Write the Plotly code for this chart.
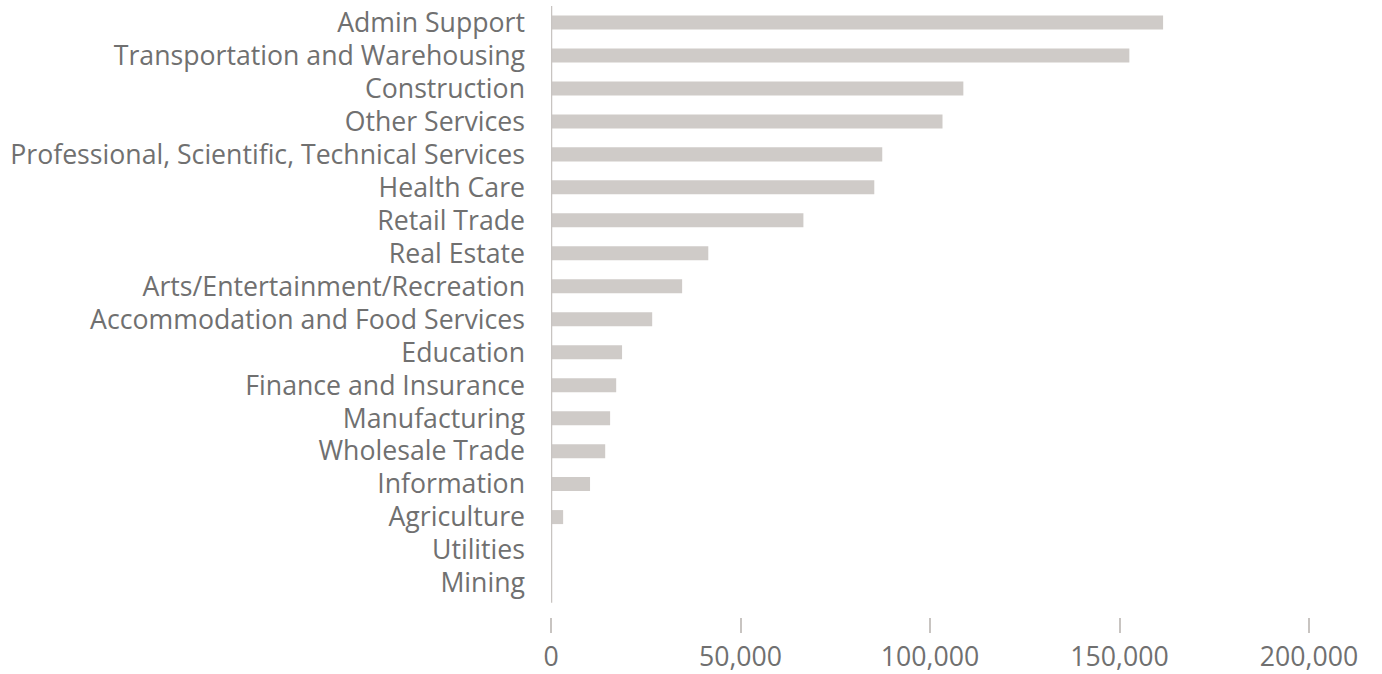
import plotly.graph_objects as go

categories = [
    "Admin Support", "Transportation and Warehousing", "Construction", "Other Services",
    "Professional, Scientific, Technical Services", "Health Care", "Retail Trade",
    "Real Estate", "Arts/Entertainment/Recreation", "Accommodation and Food Services",
    "Education", "Finance and Insurance", "Manufacturing", "Wholesale Trade",
    "Information", "Agriculture", "Utilities", "Mining",
]
values = [
    161500, 152600, 108800, 103300, 87400, 85300, 66600, 41500, 34600, 26700,
    18750, 17200, 15600, 14300, 10300, 3200, 200, 100,
]
x_ticks = [0, 50000, 100000, 150000, 200000]

cats_bottom_up = categories[::-1]
vals_bottom_up = values[::-1]

TEXT = "#707070"
BAR = "#cfcbc8"
AXIS = "#c8c4c1"

fig = go.Figure(go.Bar(
    x=vals_bottom_up, y=cats_bottom_up, orientation="h",
    marker=dict(color=BAR, line=dict(width=0)),
    hoverinfo="x+y",
))

fig.update_layout(
    width=1382, height=674,
    margin=dict(l=551, r=73, t=5.5, b=57, pad=0, autoexpand=False),
    paper_bgcolor="white", plot_bgcolor="white",
    font=dict(family="Open Sans", size=26.67, color=TEXT),
    bargap=0.575,
    showlegend=False,
    xaxis=dict(
        range=[0, 200000], tickvals=x_ticks, tickformat=",d",
        showgrid=False, zeroline=False, showline=False,
        ticks="outside", ticklen=15, tickwidth=2, tickcolor=AXIS,
        ticklabelstandoff=1, automargin=False,
    ),
    yaxis=dict(
        type="category", categoryorder="array", categoryarray=cats_bottom_up,
        range=[-1.03, 17.5],
        showgrid=False, zeroline=False, showline=False,
        ticks="", ticklabelstandoff=25, automargin=False,
    ),
    shapes=[dict(
        type="line", xref="x", yref="y", x0=0, x1=0, y0=-0.6, y1=17.5,
        line=dict(color=AXIS, width=2.5), layer="above",
    )],
)

fig.write_html("out.html", config={"displayModeBar": False},
               post_script="document.body.style.margin='0';")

» Direction: Repeat only what lies between the start of the data and the end of the line containing "import plotly.graph_objects as go", exactly, with pictures left out.

» Result below:
Write the Plotly code for this chart.
import plotly.graph_objects as go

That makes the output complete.